Ini tentang Sofia yang suka bermain piano di sekolah dan akhirnya bertemu dengan seorang Romi. Ayahnya ingin Sofia meneruskan firma hukumnya dan fokus les bahasa Belanda, bukan piano. Romi dan Sofia akan mendaftarkan diri dalam beasiswa eklusif four hands ke Juilliard, NYC. Mereka latihan bersama setiap pagi, sampai punya lika-liku tentang pacar Romi (Kikan) yang ketahuan bersama laki-laki lain. Lalu permasalahan muncul lagi ketika ayah Sofia jatuh sakit-sakitan serta piano di rumahnya yang dibuang, membuat Sofia harus memilih antara jurusan hukum di Belanda atau beasiswa piano bersama Romi yang dia sukai.

 

Bagusnya buku ini adalah pengetahuan tentang lagu-lagu piano.

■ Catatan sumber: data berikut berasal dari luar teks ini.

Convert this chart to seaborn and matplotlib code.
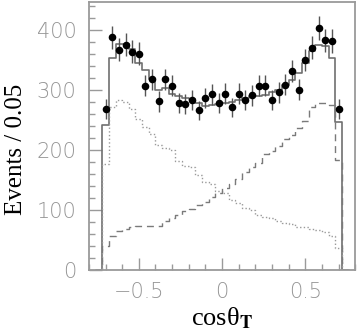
#!/usr/bin/env python3
"""
cos(theta_T) distribution: data points with fit total (solid)
and the two component shapes (dotted / dashed), bins of 0.04.
"""

import numpy as np
import pandas as pd
import matplotlib
matplotlib.use('Agg')
import matplotlib.pyplot as plt
from matplotlib.ticker import MultipleLocator
import seaborn as sns

# bin centres -0.70 ... 0.70
centers = np.round(np.arange(-0.70, 0.7001, 0.04), 2)

# measured events per bin
data_counts = [268, 388, 367, 376, 364, 361, 307, 318, 281, 318, 307, 278,
               277, 283, 266, 287, 293, 278, 294, 271, 294, 284, 291, 307,
               307, 283, 296, 309, 332, 301, 350, 371, 403, 383, 382, 269]

# total fit (solid)
fit_total = [242, 354, 377, 377, 369, 346, 334, 319, 300, 303, 293, 290,
             287, 285, 278, 273, 275, 276, 278, 280, 283, 287, 290, 290,
             291, 297, 300, 308, 317, 329, 346, 365, 376, 374, 354, 246]

# falling component (dotted)
comp_dotted = [177, 272, 283, 280, 268, 252, 239, 226, 208, 203, 200, 181,
               173, 172, 158, 146, 143, 131, 128, 117, 111, 103, 100, 91,
               88, 86, 81, 78, 76, 72, 71, 69, 66, 63, 56, 36]

# rising component (dashed)
comp_dashed = [40, 56, 65, 69, 71, 73, 74, 74, 74, 82, 87, 91,
               98, 101, 108, 113, 121, 128, 136, 143, 152, 164, 172, 178,
               194, 198, 206, 219, 225, 236, 248, 271, 279, 279, 275, 183]

df = pd.DataFrame({'x': centers, 'data': data_counts, 'fit': fit_total,
                   'dotted': comp_dotted, 'dashed': comp_dashed})
df['err'] = np.sqrt(df['data'])

# one empty bin on each side so the outlines drop to zero at +-0.72
edges = [float(e) for e in np.round(np.arange(-0.76, 0.7601, 0.04), 2)]

sns.set_theme(style='ticks')
plt.rcParams['mathtext.fontset'] = 'stix'

fig = plt.figure(figsize=(3.57, 3.30), dpi=100)
ax = fig.add_axes([0.249, 0.182, 0.746, 0.812])

sns.histplot(data=df, x='x', weights='fit', bins=edges, element='step',
             fill=False, color='#707070', linewidth=1.2, ax=ax)
sns.histplot(data=df, x='x', weights='dotted', bins=edges, element='step',
             fill=False, color='#9a9a9a', linewidth=1.0, linestyle=':', ax=ax)
sns.histplot(data=df, x='x', weights='dashed', bins=edges, element='step',
             fill=False, color='#7a7a7a', linewidth=1.0, linestyle=(0, (5, 3.5)),
             ax=ax)

ax.errorbar(df['x'], df['data'], yerr=df['err'], fmt='none',
            ecolor='#555555', elinewidth=1.0, capsize=0, zorder=4)
sns.scatterplot(data=df, x='x', y='data', color='black', s=30,
                edgecolor='black', linewidth=0, zorder=5, ax=ax)

ax.set_xlim(-0.8, 0.8)
ax.set_ylim(0, 447)

ax.xaxis.set_major_locator(MultipleLocator(0.5))
ax.xaxis.set_minor_locator(MultipleLocator(0.1))
ax.yaxis.set_major_locator(MultipleLocator(100))
ax.yaxis.set_minor_locator(MultipleLocator(20))

for side in ['top', 'right', 'left', 'bottom']:
    ax.spines[side].set_color('#9a9a9a')
    ax.spines[side].set_linewidth(1.3)

ax.tick_params(which='both', direction='in', color='#9a9a9a', width=1.0,
               top=False, right=False)
ax.tick_params(which='major', length=9, pad=9)
ax.tick_params(which='minor', length=4.5)

tick_font = ['DejaVu Sans']
ax.set_xticks([-0.5, 0, 0.5])
ax.set_xticklabels(['\u22120.5', '0', '0.5'])
for lab in ax.get_xticklabels() + ax.get_yticklabels():
    lab.set_family(tick_font)
    lab.set_fontsize(15)
    lab.set_fontweight('light')
    lab.set_color('#959595')

ax.set_ylabel('Events / 0.05', family=['Liberation Serif', 'DejaVu Serif'],
              fontsize=18, color='black')
ax.yaxis.set_label_coords(-0.232, 0.45)
ax.set_xlabel('cos\u03b8$_{\\mathbf{T}}$', family=['Liberation Serif', 'DejaVu Serif'],
              fontsize=19, color='black', labelpad=2)

fig.savefig('out.png', dpi=100)
plt.close(fig)
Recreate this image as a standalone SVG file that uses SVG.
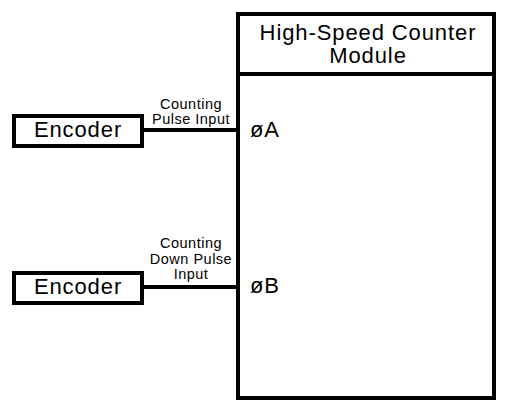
<svg xmlns="http://www.w3.org/2000/svg" width="508" height="412" viewBox="0 0 508 412">
<style>
.box{fill:#fff;stroke:#000;stroke-width:4}
.ln{stroke:#000;stroke-width:4;fill:none}
.t{font-family:"Liberation Sans",Arial,sans-serif;fill:#000}
.big{font-size:22px;letter-spacing:0.9px}
.sm{font-size:14.5px;letter-spacing:0.5px}
</style>
<rect width="508" height="412" fill="#fff"/>
<g id="connectors">
<line class="ln" x1="144" y1="130" x2="238" y2="130"/>
<line class="ln" x1="144" y1="287" x2="238" y2="287"/>
<text class="t sm" text-anchor="middle" x="191" y="109">Counting</text>
<text class="t sm" text-anchor="middle" x="191" y="124">Pulse Input</text>
<text class="t sm" text-anchor="middle" x="191" y="248">Counting</text>
<text class="t sm" text-anchor="middle" x="191" y="264">Down Pulse</text>
<text class="t sm" text-anchor="middle" x="191" y="279">Input</text>
</g>
<g id="module">
<rect class="box" x="238" y="14" width="256" height="384"/>
<line class="ln" x1="238" y1="74" x2="494" y2="74"/>
<text class="t big" text-anchor="middle" x="368" y="40">High-Speed Counter</text>
<text class="t big" text-anchor="middle" x="368" y="63">Module</text>
<text class="t big" x="250" y="137">øA</text>
<text class="t big" x="250" y="293">øB</text>
</g>
<g id="encoder1">
<rect class="box" x="14" y="116" width="128" height="30"/>
<text class="t big" text-anchor="middle" x="78" y="137">Encoder</text>
</g>
<g id="encoder2">
<rect class="box" x="14" y="273" width="128" height="30"/>
<text class="t big" text-anchor="middle" x="78" y="294">Encoder</text>
</g>
</svg>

Istilah di buku ini juga bukan asal sebut, tetapi ada riset juga. “Great minds think alike” karena sepatu converse mereka yang samaan terus, intinya sesuatu yang logis dan berkelas. Herannya tiga kali di bagian terakhir aku lumayan sedih, dan tentu saja ada plot twistnya. Kekurangannya hanya sedikit membosankan jika dibaca sepenggal-penggal apalagi pas dibaca di kelas dulu campur aduk sama materi pelajaran. Baca momen terakhir yang tertunda di rumah jadi penutup buku Recalling the Memori paling baik.

 

I highly recommended buat yang suka sama hal berbau piano, kalian pasti auto connect. Untuk anak SMP atau SMA yang pusing milih kesukaan, kerumitan yang ada di dalamnya juga relate. Siap-siap catatan untuk mencatat motivasi yang munculnya bisa belasan kali atau lebih. Buku ini indah walau bukan tentang kerajaan, but that’s that I could expose.